The community at Tufts has allowed me to be myself

There’s no ‘coolest’ group of friends in college

After the first week of classes at the boarding school I had just begun in 10th grade, I called my mom.

I lamented on having to be so normal, and trying someone else in order to fit in. My mother’s response was indicative of any parent trying to nudge reality into their child’s life (a reality that many adolescents fail to realize at age 15): “Never change who you are to impress people. Be you, and if they don’t love you for it, it’s their loss.”

At the time, those words meant little, if not nothing, to me.

I was a high schooler, starting off in an unfamiliar place that felt nothing like home. The girls around me had already known each other for a year, and were not open to the idea of expanding their tight knit group. (Or so I thought). I did not want to make new friends at the expense of losing my identity, but I did want these girls to think I was ‘normal’ enough to hang out with.

Sophomore year, my first year at boarding school

All in all, I didn’t want to give off the wrong impression.

High school graduation in 2015

So for the first few months of school I created a thin, protective shell around me. I was Livvy, but I was masked, in a sense, by a layer of falsely constructed normalcy. I held back in social scenes; I was quiet around boys; I didn’t try out for Improv even though I knew I was funny enough to be on the team.

It was uncomfortable, not being completely me, but at the time something I deemed necessary.

Three years later, called my mom after the first week of classes at Tufts. I loved it here – I felt so comfortable and ME.  In the first few weeks of school, I would come to learn that there is no “coolest” group of friends in college. Popularity is not defined by looks, wealth, or experience with boys.
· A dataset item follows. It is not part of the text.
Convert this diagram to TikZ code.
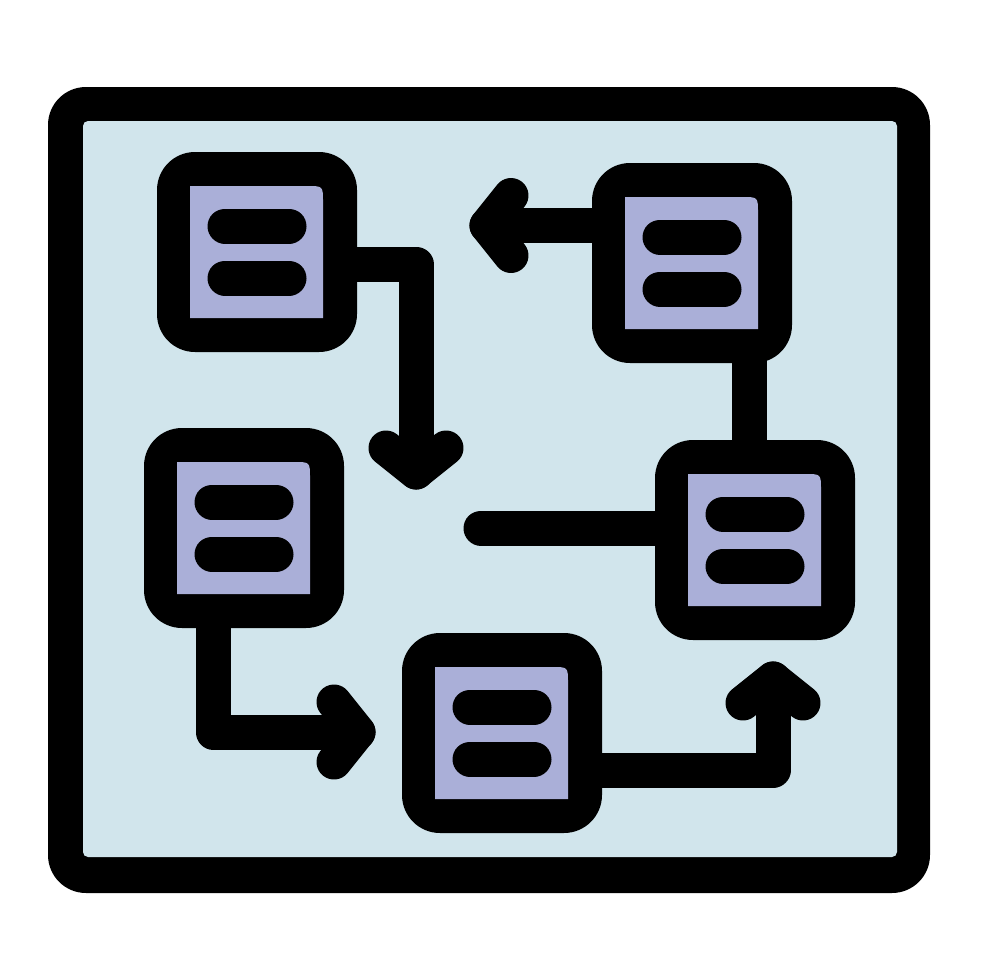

Popularity is defined by being your truest self.

My favorite quote is one by Bernard Baruch: “Be yourself and say what you feel, because those who mind don’t matter, and those who matter don’t mind.” It’s cliché, yes, but also completely true.

I always thought the people who said those types of things were the ones who had life all figured out. It was easy for them to advise others to embrace their uniqueness because they themselves did. But what we all must realize is that no one has it all figured out.

There is no formula with which to approach life (thank God, because I nearly failed out of Calculus last year), and there is no one person, or people, who know best how to live it. Those who face the most success, enjoy the most happiness, and get the most out of life are the ones who fully and unwaveringly embrace themselves.

First college party. Hell yeah. Dressed, respectively, as “toast” and a “tool”

Whether a high-school senior, basking in senioritis yet nervous for the next four years to come, or a teenager trying to navigate the sometimes pandemoniac high school scene, know this: there will come a day, maybe tomorrow, maybe in a year, when you realize that life is truly best enjoyed when you stop trying to impress people; when you take a moment to realize that there is no one quite like you.

People are similar, but no one is a carbon-copy of another. Try your hardest to be someone else. You will inevitably fail.

So here’s a suggestion: rather than trying your hardest to be someone else, why not take the easy route, and just be you? Love your quirks, revel in your uniqueness. Laugh at anyone who lives life for other people and not for themselves.